It occured to me that in engine matches I trust so much the theoretical SD = sqrt(W*(N-W)+L*(N-L)+2*W*L)/sqrt(N-1) that I am not aware of any empirical computation of standard deviation in chess matches via resampling like bootstrapping. In fact, awhile ago, when playing with unbalanced starting positions, I did have a gut feeling that the computed by formula error margins are well off, but I failed to formulate the problem in some meaningful way.
I used jackknifing on two databases of 2000 games each between recent Stockfishes. The games are played side and reverse (as is usual in testing) for each opening, so the games are not completely independent.

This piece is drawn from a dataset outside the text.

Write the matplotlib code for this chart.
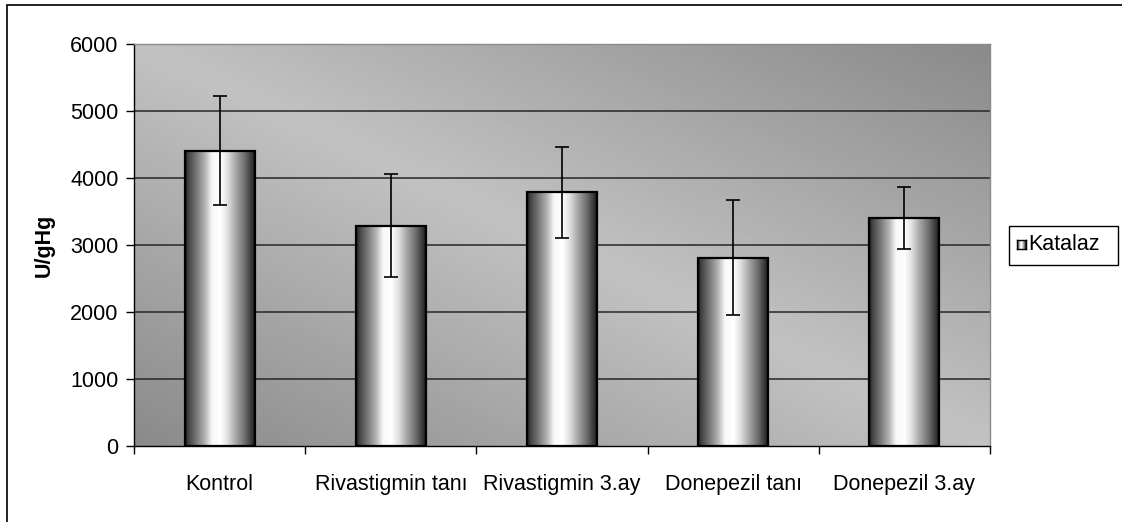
import numpy as np
import matplotlib
matplotlib.use("Agg")
import matplotlib.pyplot as plt
from matplotlib.patches import Rectangle

plt.rcParams['font.family'] = ['Liberation Sans', 'DejaVu Sans']

categories = ["Kontrol", "Rivastigmin tanı", "Rivastigmin 3.ay",
              "Donepezil tanı", "Donepezil 3.ay"]
katalaz = [4410, 3290, 3790, 2810, 3400]
katalaz_err = [810, 770, 680, 860, 460]
y_ticks = [0, 1000, 2000, 3000, 4000, 5000, 6000]
series_name = "Katalaz"
y_label = "U/gHg"

FS = 15.5
W, H = 1122, 522
fig = plt.figure(figsize=(W / 100, H / 100), dpi=100)

# outer chart frame
fig.patches.append(Rectangle((7 / W, -0.05), 1.1, 1 - 5 / H + 0.05,
                             transform=fig.transFigure, fill=False,
                             edgecolor="black", linewidth=1.2, zorder=-1))

ax = fig.add_axes([134 / W, 1 - 446 / H, (990 - 134) / W, (446 - 44) / H])

# diagonal gray gradient for plot area
n = 300
xx, yy = np.meshgrid(np.linspace(0, 1, n), np.linspace(0, 1, n))
u = xx + yy
light, dark = 0.76, 0.54
bg = dark + (light - dark) * (1 - np.abs(u - 1))
ax.imshow(bg, cmap="gray", vmin=0, vmax=1, origin="lower",
          extent=[-0.5, len(categories) - 0.5, 0, 6000], aspect="auto",
          zorder=0, interpolation="bilinear")

for yv in y_ticks[1:-1]:
    ax.axhline(yv, color="#262626", linewidth=1.1, zorder=1)

# cylinder shading across each bar
pos = [0, 0.04, 0.15, 0.28, 0.38, 0.5, 0.6, 0.72, 0.85, 0.95, 1]
val = [0.08, 0.25, 0.45, 0.7, 0.97, 1.0, 0.88, 0.65, 0.42, 0.2, 0.05]
prof = np.interp(np.linspace(0, 1, 200), pos, val)[None, :]

bw = 0.41
x = np.arange(len(categories))
bars = ax.bar(x, katalaz, width=bw, facecolor="none", edgecolor="black",
              linewidth=1.6, zorder=3)
for b in bars:
    x0, w, h = b.get_x(), b.get_width(), b.get_height()
    ax.imshow(prof, cmap="gray", vmin=0, vmax=1, aspect="auto",
              extent=[x0, x0 + w, 0, h], zorder=2, interpolation="bilinear")

ax.errorbar(x, katalaz, yerr=katalaz_err, fmt="none", ecolor="black",
            elinewidth=1.2, capsize=4.7, capthick=1.2, zorder=4)

ax.set_xlim(-0.5, len(categories) - 0.5)
ax.set_ylim(0, 6000)
ax.set_yticks(y_ticks)
ax.set_yticklabels([str(v) for v in y_ticks], fontsize=FS)
ax.set_xticks(x)
ax.set_xticklabels(categories, fontsize=FS)
ax.tick_params(axis="x", length=0, pad=20)
ax.set_xticks(np.arange(-0.5, len(categories)), minor=True)
ax.tick_params(axis="x", which="minor", length=6, direction="out", width=1)
ax.tick_params(axis="y", length=6, direction="out", width=1, pad=5)
ax.set_ylabel(y_label, fontsize=FS, fontweight="bold", labelpad=11)

for s in ["top", "right"]:
    ax.spines[s].set_color("#8a8a8a")
    ax.spines[s].set_linewidth(1.0)
for s in ["left", "bottom"]:
    ax.spines[s].set_color("black")
    ax.spines[s].set_linewidth(1.0)

# legend box
fig.patches.append(Rectangle((1009 / W, 1 - 265 / H), 109 / W, 39 / H,
                             transform=fig.transFigure, facecolor="white",
                             edgecolor="black", linewidth=1.0, zorder=-1))
lax = fig.add_axes([1017 / W, 1 - 249 / H, 9 / W, 9 / H], zorder=5)
lax.imshow(prof, cmap="gray", vmin=0, vmax=1, aspect="auto",
           extent=[0, 1, 0, 1], interpolation="bilinear")
lax.set_xticks([])
lax.set_yticks([])
for s in lax.spines.values():
    s.set_linewidth(1.0)
fig.text(1028 / W, 1 - 245 / H, series_name, fontsize=FS, va="center",
         ha="left")

fig.savefig("out.png", dpi=100)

Two cases of starting positions, for which I expected a bit different results:
- * Very balanced postions, less than 10cp unbalance
* Unbalanced positions of the order 120cp
1/ Balanced
Code: Select all
Score of SF2 vs SF1: 485 - 316 - 1199 [0.542] 2000
ELO difference: 29.43 +/- 9.61
Finished match
Computed by jackknifing: error margins (2SD) = 8.01 ELO points
- 1.20 times smaller than computed by theoretical formula
2/ Unbalansed:
Code: Select all
Score of SF2 vs SF1: 712 - 579 - 709 [0.533] 2000
ELO difference: 23.14 +/- 12.23
Finished match
Computed by jackknifing: error margins (2SD) = 5.22 ELO points
- 2.34 times smaller than computed by theoretical formula
Usually in testing people use fairly balanced positions, and I expect smaller error margins than shown by rating calculators by a factor 1.3-1.4. Also, AFAIK SPRT as used in SF Testing Framework doesn't take into account the correlations between games. If it took (but I don't know how to implement this knowledge in SPRT), the length of the match to a SPRT stop would occur almost two times faster. It is very plausible (based on older experiments and "new" error margins) that using unbalanced positions will shorten further the matches. One more interesting thing: many people, even developers, use rating calculators' 2SD error margins as stopping rule, and I was puzzled about their good progress with such bad stops. Now it seems that they are translated to 2.6-2.8SD in reality, close to 3SD stopping rule, which is a reasonable stopping rule for less than 5% Type I error up to reasonable number of games (although unbounded Type I error for ngames -> infinity).